# Snoop Dogg - “sensual Seduction” video



## aziajs (Nov 29, 2007)

This is my favorite video, and song, of the year.  

So basically Snoop took it back to like 1970-1980.  He looks like some kind of Rick James, Ike Turner, David Ruffin hybrid.

http://www.dailymotion.com/video/x3l...on-exclu_music


----------



## gigiproductions (Nov 29, 2007)

*Re: Snoop Dogg - “sensual Seduction”*

i love this song too


----------



## tinkerbelle2001 (Nov 29, 2007)

*Re: Snoop Dogg - “sensual Seduction”*

Great video, reminds my of my youth....back in the 80's, man, I'm old!!!


----------



## TonyaB (Nov 29, 2007)

*Re: Snoop Dogg - “sensual Seduction”*

I love the song and snoop, the video is very creative!


----------



## aziajs (Nov 29, 2007)

I wish I could embed the video in my post.  I can't wait till we get that option.


----------



## tara_hearts (Dec 2, 2007)

Haha I looove Snoop Dogg.
He is a hot mess.

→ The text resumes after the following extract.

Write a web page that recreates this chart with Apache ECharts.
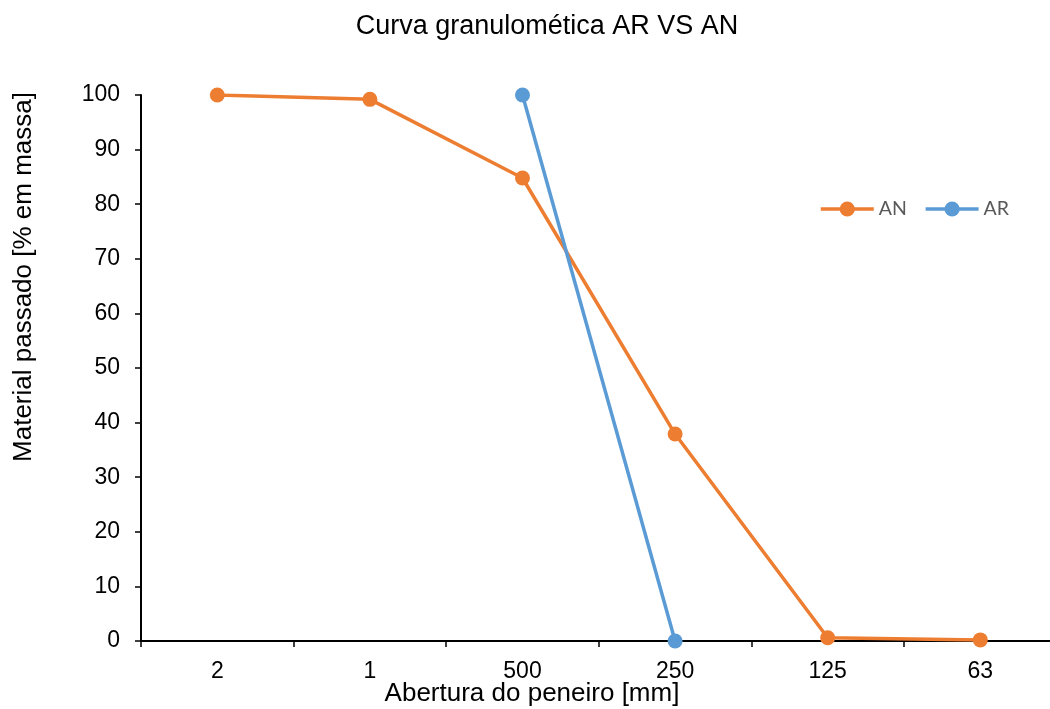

This video is so creative and old school. I love the pretty girls with guitars. It reminds of the Robert Palmer video "Addicted to love" :-D


----------



## Nox (Dec 11, 2007)

I have been loooooving this song for a while now.  It's on repeat on my MP3 player... it's very addictive.


----------



## MAC_Pixie04 (Dec 11, 2007)

my boyfriend played it for me, i thought it was stupid.

especially the parts where he keeps whispering "I'm gonna give you an orgasm."


----------